• [Exercise objective]: Your task is to give the listing below back word for word, pictures excluded.

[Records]

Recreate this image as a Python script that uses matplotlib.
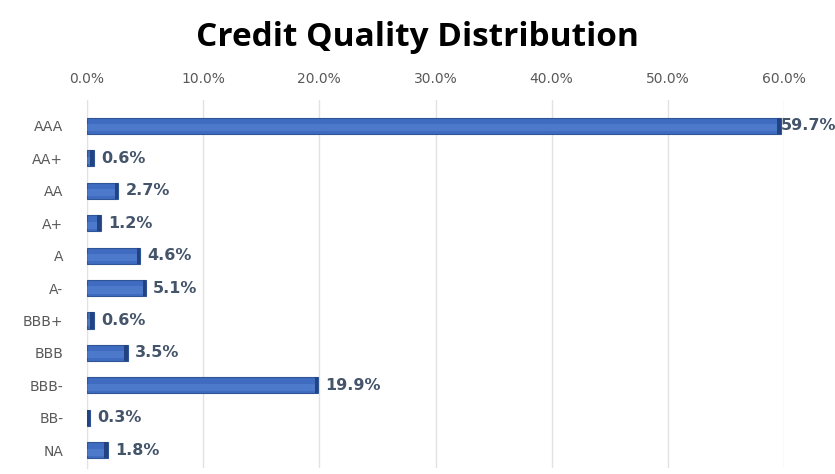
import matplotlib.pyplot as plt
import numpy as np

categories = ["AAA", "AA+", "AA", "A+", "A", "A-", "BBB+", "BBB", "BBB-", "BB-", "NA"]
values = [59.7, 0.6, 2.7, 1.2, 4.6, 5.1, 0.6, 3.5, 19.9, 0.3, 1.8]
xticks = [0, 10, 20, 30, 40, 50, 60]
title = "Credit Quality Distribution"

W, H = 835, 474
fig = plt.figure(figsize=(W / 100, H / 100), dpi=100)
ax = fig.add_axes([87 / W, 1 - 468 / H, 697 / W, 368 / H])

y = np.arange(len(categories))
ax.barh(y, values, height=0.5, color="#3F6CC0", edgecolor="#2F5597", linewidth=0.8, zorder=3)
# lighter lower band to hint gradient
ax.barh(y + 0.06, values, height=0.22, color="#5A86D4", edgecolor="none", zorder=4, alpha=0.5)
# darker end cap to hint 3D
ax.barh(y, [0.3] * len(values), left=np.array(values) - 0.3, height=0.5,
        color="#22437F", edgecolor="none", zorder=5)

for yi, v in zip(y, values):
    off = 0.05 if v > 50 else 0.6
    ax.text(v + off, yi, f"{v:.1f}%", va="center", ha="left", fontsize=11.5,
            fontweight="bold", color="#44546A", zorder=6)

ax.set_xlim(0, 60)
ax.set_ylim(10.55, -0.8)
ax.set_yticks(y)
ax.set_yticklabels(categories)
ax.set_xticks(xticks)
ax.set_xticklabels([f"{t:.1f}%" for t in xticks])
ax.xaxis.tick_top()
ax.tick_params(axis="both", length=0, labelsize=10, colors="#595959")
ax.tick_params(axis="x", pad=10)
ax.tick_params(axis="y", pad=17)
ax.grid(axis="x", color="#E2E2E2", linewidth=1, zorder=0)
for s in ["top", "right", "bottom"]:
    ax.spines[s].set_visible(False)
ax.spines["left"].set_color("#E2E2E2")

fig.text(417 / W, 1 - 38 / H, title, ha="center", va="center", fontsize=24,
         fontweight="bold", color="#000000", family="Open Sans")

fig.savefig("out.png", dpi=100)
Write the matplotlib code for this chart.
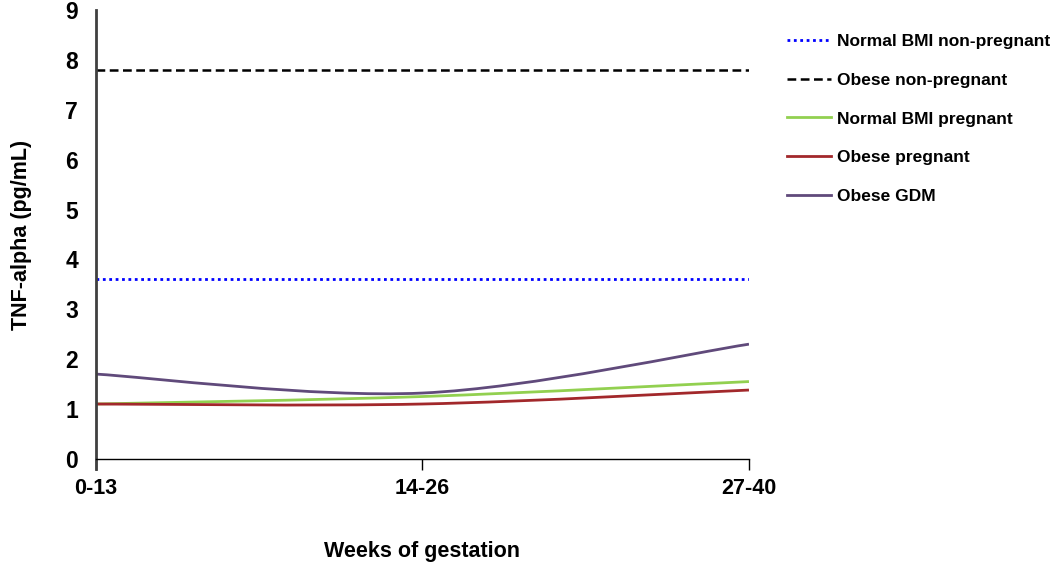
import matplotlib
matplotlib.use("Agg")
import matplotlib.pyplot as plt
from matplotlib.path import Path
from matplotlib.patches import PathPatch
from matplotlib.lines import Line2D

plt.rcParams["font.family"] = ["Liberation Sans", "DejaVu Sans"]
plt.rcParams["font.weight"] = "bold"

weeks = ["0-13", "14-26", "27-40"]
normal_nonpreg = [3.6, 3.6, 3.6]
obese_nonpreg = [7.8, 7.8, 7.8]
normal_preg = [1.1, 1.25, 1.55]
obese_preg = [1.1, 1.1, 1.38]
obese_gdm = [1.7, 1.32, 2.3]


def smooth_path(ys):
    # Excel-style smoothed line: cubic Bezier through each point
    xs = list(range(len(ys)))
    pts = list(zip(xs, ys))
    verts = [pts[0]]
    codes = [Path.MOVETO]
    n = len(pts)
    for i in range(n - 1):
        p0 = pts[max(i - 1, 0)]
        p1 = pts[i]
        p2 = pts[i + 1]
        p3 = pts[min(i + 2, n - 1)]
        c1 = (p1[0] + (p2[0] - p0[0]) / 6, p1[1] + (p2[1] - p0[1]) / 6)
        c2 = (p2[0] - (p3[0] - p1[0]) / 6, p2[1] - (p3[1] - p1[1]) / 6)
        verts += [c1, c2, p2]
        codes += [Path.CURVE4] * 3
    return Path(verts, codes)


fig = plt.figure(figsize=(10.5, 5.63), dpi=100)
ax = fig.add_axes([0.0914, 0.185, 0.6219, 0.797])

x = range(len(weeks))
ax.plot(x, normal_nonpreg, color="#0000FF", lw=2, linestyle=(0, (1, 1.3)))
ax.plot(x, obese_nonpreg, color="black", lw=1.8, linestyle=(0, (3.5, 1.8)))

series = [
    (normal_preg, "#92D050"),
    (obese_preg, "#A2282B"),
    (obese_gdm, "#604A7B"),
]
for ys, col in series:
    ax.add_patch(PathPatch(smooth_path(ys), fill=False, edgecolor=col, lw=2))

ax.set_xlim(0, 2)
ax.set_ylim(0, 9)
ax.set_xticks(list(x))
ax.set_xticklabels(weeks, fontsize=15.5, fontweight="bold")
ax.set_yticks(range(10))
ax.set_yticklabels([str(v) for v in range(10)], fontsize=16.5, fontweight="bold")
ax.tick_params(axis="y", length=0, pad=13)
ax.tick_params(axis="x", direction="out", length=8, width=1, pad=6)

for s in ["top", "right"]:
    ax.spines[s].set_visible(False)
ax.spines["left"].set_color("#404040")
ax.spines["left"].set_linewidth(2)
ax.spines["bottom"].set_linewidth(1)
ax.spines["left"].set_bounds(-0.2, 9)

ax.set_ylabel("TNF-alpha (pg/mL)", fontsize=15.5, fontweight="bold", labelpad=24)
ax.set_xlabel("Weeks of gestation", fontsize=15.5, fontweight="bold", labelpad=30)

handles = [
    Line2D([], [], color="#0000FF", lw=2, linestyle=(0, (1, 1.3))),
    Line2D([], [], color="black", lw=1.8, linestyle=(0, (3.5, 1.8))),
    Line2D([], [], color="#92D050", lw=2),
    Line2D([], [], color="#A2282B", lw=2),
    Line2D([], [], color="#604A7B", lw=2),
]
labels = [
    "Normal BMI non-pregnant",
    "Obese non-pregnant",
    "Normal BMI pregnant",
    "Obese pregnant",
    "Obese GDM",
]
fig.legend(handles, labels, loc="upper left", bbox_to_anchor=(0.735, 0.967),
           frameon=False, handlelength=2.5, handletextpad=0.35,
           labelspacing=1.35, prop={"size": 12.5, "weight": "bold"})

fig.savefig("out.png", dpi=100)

• [Solution]:
Recreate this image as a Python script that uses matplotlib.
import matplotlib.pyplot as plt
import numpy as np

categories = ["AAA", "AA+", "AA", "A+", "A", "A-", "BBB+", "BBB", "BBB-", "BB-", "NA"]
values = [59.7, 0.6, 2.7, 1.2, 4.6, 5.1, 0.6, 3.5, 19.9, 0.3, 1.8]
xticks = [0, 10, 20, 30, 40, 50, 60]
title = "Credit Quality Distribution"

W, H = 835, 474
fig = plt.figure(figsize=(W / 100, H / 100), dpi=100)
ax = fig.add_axes([87 / W, 1 - 468 / H, 697 / W, 368 / H])

y = np.arange(len(categories))
ax.barh(y, values, height=0.5, color="#3F6CC0", edgecolor="#2F5597", linewidth=0.8, zorder=3)
# lighter lower band to hint gradient
ax.barh(y + 0.06, values, height=0.22, color="#5A86D4", edgecolor="none", zorder=4, alpha=0.5)
# darker end cap to hint 3D
ax.barh(y, [0.3] * len(values), left=np.array(values) - 0.3, height=0.5,
        color="#22437F", edgecolor="none", zorder=5)

for yi, v in zip(y, values):
    off = 0.05 if v > 50 else 0.6
    ax.text(v + off, yi, f"{v:.1f}%", va="center", ha="left", fontsize=11.5,
            fontweight="bold", color="#44546A", zorder=6)

ax.set_xlim(0, 60)
ax.set_ylim(10.55, -0.8)
ax.set_yticks(y)
ax.set_yticklabels(categories)
ax.set_xticks(xticks)
ax.set_xticklabels([f"{t:.1f}%" for t in xticks])
ax.xaxis.tick_top()
ax.tick_params(axis="both", length=0, labelsize=10, colors="#595959")
ax.tick_params(axis="x", pad=10)
ax.tick_params(axis="y", pad=17)
ax.grid(axis="x", color="#E2E2E2", linewidth=1, zorder=0)
for s in ["top", "right", "bottom"]:
    ax.spines[s].set_visible(False)
ax.spines["left"].set_color("#E2E2E2")

fig.text(417 / W, 1 - 38 / H, title, ha="center", va="center", fontsize=24,
         fontweight="bold", color="#000000", family="Open Sans")

fig.savefig("out.png", dpi=100)
Write the matplotlib code for this chart.
import matplotlib
matplotlib.use("Agg")
import matplotlib.pyplot as plt
from matplotlib.path import Path
from matplotlib.patches import PathPatch
from matplotlib.lines import Line2D

plt.rcParams["font.family"] = ["Liberation Sans", "DejaVu Sans"]
plt.rcParams["font.weight"] = "bold"

weeks = ["0-13", "14-26", "27-40"]
normal_nonpreg = [3.6, 3.6, 3.6]
obese_nonpreg = [7.8, 7.8, 7.8]
normal_preg = [1.1, 1.25, 1.55]
obese_preg = [1.1, 1.1, 1.38]
obese_gdm = [1.7, 1.32, 2.3]


def smooth_path(ys):
    # Excel-style smoothed line: cubic Bezier through each point
    xs = list(range(len(ys)))
    pts = list(zip(xs, ys))
    verts = [pts[0]]
    codes = [Path.MOVETO]
    n = len(pts)
    for i in range(n - 1):
        p0 = pts[max(i - 1, 0)]
        p1 = pts[i]
        p2 = pts[i + 1]
        p3 = pts[min(i + 2, n - 1)]
        c1 = (p1[0] + (p2[0] - p0[0]) / 6, p1[1] + (p2[1] - p0[1]) / 6)
        c2 = (p2[0] - (p3[0] - p1[0]) / 6, p2[1] - (p3[1] - p1[1]) / 6)
        verts += [c1, c2, p2]
        codes += [Path.CURVE4] * 3
    return Path(verts, codes)


fig = plt.figure(figsize=(10.5, 5.63), dpi=100)
ax = fig.add_axes([0.0914, 0.185, 0.6219, 0.797])

x = range(len(weeks))
ax.plot(x, normal_nonpreg, color="#0000FF", lw=2, linestyle=(0, (1, 1.3)))
ax.plot(x, obese_nonpreg, color="black", lw=1.8, linestyle=(0, (3.5, 1.8)))

series = [
    (normal_preg, "#92D050"),
    (obese_preg, "#A2282B"),
    (obese_gdm, "#604A7B"),
]
for ys, col in series:
    ax.add_patch(PathPatch(smooth_path(ys), fill=False, edgecolor=col, lw=2))

ax.set_xlim(0, 2)
ax.set_ylim(0, 9)
ax.set_xticks(list(x))
ax.set_xticklabels(weeks, fontsize=15.5, fontweight="bold")
ax.set_yticks(range(10))
ax.set_yticklabels([str(v) for v in range(10)], fontsize=16.5, fontweight="bold")
ax.tick_params(axis="y", length=0, pad=13)
ax.tick_params(axis="x", direction="out", length=8, width=1, pad=6)

for s in ["top", "right"]:
    ax.spines[s].set_visible(False)
ax.spines["left"].set_color("#404040")
ax.spines["left"].set_linewidth(2)
ax.spines["bottom"].set_linewidth(1)
ax.spines["left"].set_bounds(-0.2, 9)

ax.set_ylabel("TNF-alpha (pg/mL)", fontsize=15.5, fontweight="bold", labelpad=24)
ax.set_xlabel("Weeks of gestation", fontsize=15.5, fontweight="bold", labelpad=30)

handles = [
    Line2D([], [], color="#0000FF", lw=2, linestyle=(0, (1, 1.3))),
    Line2D([], [], color="black", lw=1.8, linestyle=(0, (3.5, 1.8))),
    Line2D([], [], color="#92D050", lw=2),
    Line2D([], [], color="#A2282B", lw=2),
    Line2D([], [], color="#604A7B", lw=2),
]
labels = [
    "Normal BMI non-pregnant",
    "Obese non-pregnant",
    "Normal BMI pregnant",
    "Obese pregnant",
    "Obese GDM",
]
fig.legend(handles, labels, loc="upper left", bbox_to_anchor=(0.735, 0.967),
           frameon=False, handlelength=2.5, handletextpad=0.35,
           labelspacing=1.35, prop={"size": 12.5, "weight": "bold"})

fig.savefig("out.png", dpi=100)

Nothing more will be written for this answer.